-------- EXERCISE MATERIALS
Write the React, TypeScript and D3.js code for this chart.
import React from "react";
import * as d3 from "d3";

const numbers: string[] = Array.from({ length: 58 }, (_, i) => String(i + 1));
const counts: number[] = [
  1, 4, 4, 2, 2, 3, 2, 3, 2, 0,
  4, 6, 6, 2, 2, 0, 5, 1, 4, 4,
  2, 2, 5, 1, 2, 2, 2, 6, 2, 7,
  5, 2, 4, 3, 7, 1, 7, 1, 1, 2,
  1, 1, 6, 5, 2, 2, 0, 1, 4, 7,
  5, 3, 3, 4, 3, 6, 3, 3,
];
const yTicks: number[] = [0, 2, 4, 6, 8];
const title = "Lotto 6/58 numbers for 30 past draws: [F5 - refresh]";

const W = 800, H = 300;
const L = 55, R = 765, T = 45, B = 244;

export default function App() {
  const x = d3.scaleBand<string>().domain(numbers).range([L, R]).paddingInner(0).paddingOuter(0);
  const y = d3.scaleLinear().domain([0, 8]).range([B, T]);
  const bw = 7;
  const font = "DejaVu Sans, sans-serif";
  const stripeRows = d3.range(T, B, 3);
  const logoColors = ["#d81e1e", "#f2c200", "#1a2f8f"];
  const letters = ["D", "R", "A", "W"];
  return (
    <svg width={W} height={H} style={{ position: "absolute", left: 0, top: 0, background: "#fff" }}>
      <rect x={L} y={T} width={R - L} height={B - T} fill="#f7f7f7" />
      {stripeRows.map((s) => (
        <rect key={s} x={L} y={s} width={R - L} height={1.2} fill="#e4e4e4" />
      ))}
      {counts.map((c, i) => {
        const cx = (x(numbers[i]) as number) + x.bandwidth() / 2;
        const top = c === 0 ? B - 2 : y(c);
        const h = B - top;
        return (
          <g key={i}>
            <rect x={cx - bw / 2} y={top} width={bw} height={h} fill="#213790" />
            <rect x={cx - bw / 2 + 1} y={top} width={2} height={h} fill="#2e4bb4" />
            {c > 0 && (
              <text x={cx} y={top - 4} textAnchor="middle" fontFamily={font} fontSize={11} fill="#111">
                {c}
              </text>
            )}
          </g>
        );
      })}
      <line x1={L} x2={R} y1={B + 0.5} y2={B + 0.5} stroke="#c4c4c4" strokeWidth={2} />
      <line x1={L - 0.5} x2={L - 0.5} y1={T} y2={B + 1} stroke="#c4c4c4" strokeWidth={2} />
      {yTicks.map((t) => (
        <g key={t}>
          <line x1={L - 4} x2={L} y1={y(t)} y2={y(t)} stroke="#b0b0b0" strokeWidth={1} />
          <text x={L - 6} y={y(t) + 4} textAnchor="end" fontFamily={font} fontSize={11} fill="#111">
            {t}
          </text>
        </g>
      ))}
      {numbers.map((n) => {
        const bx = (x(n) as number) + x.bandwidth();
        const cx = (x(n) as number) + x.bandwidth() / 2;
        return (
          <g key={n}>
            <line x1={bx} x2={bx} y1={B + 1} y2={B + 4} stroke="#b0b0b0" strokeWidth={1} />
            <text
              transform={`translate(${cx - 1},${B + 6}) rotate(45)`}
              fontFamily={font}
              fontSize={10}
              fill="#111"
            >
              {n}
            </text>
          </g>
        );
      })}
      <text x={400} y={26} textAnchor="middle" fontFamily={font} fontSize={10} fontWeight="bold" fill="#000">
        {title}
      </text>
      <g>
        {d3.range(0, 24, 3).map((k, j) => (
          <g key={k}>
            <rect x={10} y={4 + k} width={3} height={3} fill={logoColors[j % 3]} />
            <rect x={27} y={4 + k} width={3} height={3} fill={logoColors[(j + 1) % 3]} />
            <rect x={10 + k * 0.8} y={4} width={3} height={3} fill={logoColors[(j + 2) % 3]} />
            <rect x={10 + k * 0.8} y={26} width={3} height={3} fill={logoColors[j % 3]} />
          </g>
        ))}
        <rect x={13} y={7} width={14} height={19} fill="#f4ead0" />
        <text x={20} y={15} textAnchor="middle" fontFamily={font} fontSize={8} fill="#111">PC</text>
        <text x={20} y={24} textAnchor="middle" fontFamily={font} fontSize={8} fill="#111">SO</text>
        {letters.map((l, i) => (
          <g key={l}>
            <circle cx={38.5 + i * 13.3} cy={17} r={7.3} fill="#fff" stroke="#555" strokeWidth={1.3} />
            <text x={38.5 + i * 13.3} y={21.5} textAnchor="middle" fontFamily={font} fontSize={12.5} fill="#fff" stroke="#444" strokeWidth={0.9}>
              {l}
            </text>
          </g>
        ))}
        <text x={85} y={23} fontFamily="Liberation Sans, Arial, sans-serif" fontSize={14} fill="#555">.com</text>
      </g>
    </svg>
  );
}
----------------
-------- EXERCISE MATERIALS
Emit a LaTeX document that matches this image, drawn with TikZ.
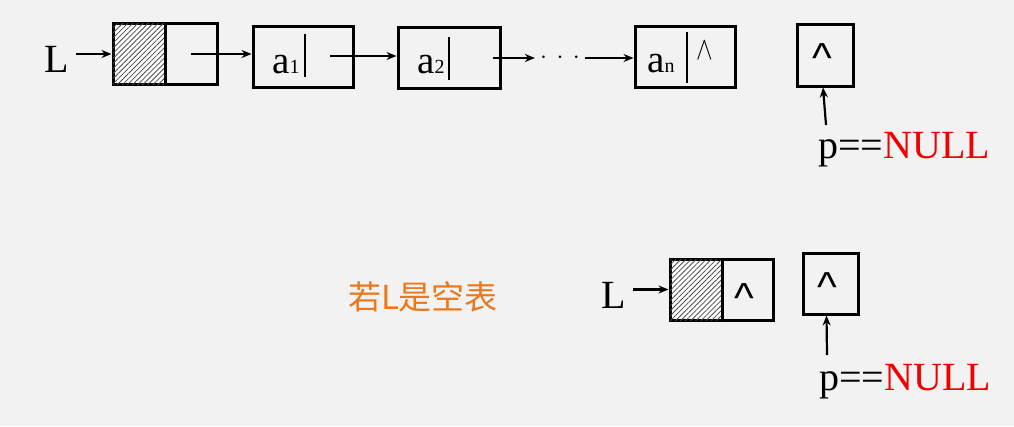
----------------
-------- EXERCISE MATERIALS
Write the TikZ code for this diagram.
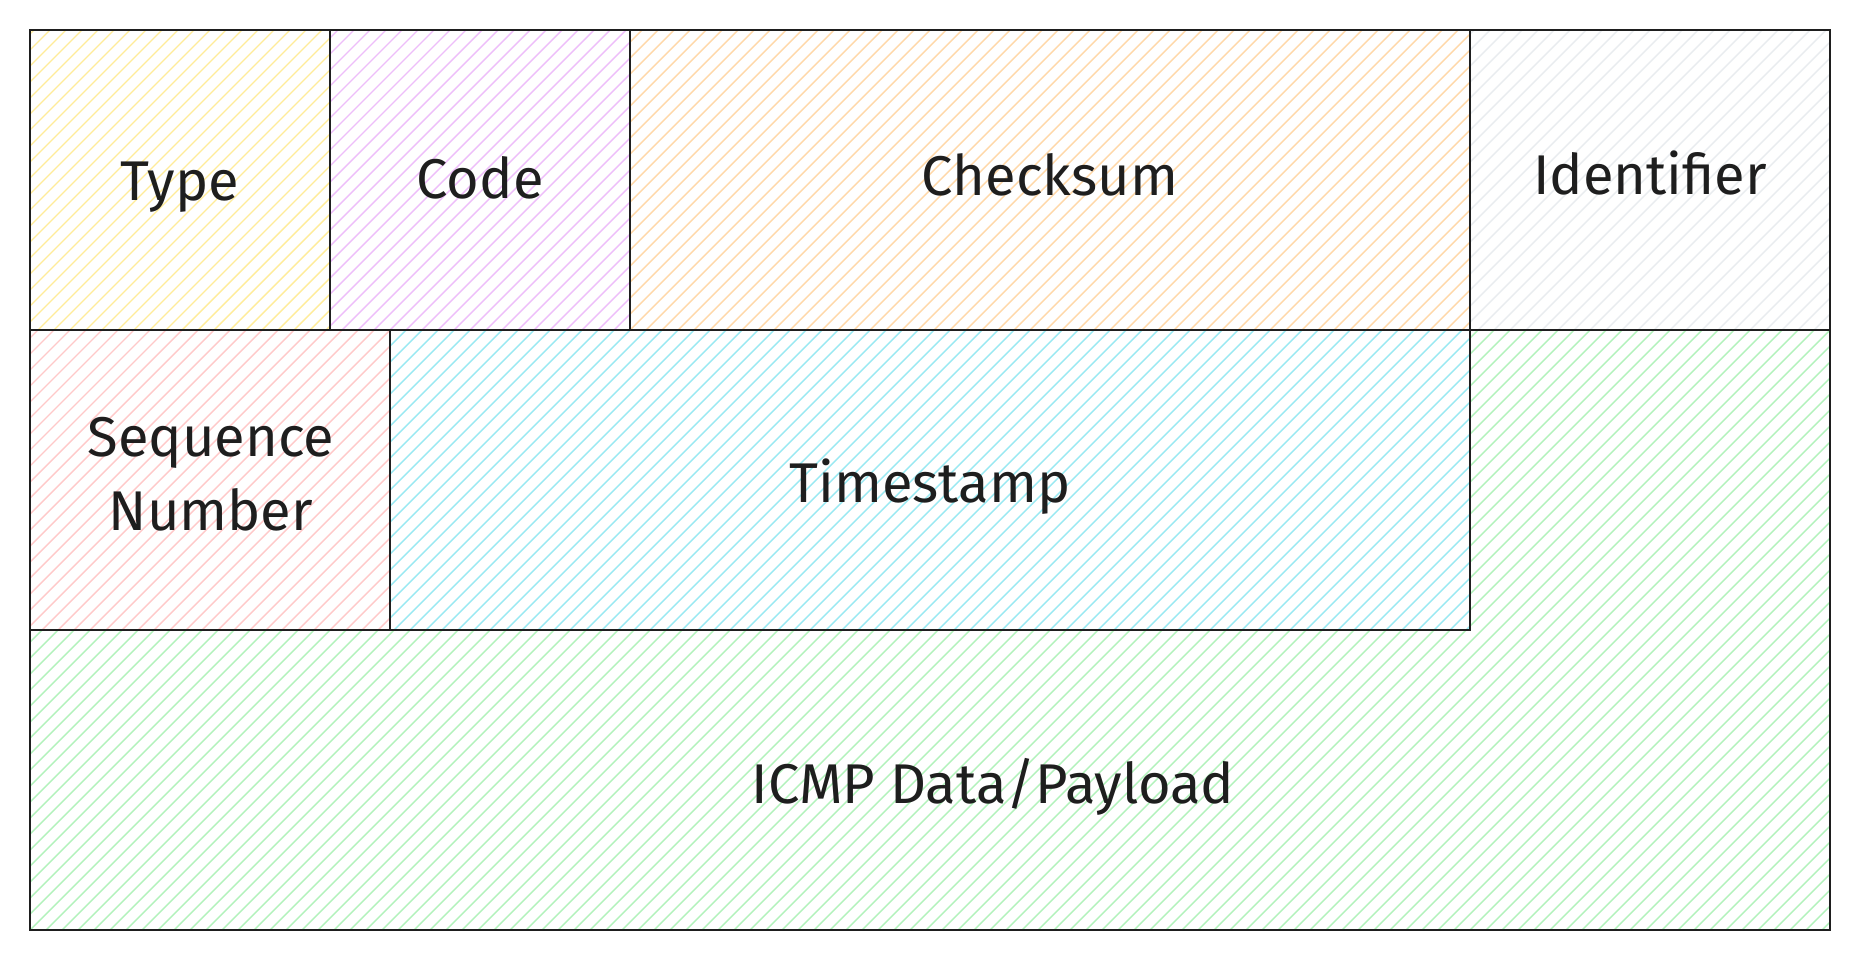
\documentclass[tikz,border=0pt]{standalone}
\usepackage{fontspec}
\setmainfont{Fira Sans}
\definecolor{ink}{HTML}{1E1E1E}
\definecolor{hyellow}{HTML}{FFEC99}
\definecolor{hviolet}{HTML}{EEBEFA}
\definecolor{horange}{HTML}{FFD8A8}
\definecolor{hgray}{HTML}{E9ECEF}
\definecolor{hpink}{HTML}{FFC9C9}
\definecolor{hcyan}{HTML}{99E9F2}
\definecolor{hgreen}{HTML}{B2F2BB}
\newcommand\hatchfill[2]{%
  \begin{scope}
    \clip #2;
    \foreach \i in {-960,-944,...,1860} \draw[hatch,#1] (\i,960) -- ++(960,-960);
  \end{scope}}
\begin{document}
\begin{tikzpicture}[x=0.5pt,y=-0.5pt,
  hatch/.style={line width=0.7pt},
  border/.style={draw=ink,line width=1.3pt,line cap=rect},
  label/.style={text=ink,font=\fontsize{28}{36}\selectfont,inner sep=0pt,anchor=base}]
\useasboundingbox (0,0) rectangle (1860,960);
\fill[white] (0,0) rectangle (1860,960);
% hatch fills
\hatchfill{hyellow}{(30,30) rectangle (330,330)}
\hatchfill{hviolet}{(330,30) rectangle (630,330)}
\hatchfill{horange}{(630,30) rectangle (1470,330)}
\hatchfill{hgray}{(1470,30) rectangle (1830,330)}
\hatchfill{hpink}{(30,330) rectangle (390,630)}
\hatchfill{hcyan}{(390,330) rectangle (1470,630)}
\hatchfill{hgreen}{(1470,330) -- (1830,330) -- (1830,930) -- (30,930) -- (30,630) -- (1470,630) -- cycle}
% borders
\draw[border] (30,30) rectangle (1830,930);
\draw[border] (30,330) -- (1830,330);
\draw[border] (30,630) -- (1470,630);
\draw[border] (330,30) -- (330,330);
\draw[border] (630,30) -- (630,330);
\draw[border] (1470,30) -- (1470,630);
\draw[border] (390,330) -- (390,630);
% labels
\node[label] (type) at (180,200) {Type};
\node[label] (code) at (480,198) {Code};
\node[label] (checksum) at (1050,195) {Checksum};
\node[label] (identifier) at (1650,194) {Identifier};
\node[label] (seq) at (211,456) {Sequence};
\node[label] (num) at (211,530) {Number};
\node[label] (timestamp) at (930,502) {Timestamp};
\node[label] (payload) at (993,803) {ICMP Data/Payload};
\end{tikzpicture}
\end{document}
----------------
DIRECTION — Exactly as written, quote the lines from the one that has "Write the React, TypeScript" down to the one that has "import * as", and include both.

EXERCISE RESULT —
Write the React, TypeScript and D3.js code for this chart.
import React from "react";
import * as d3 from "d3";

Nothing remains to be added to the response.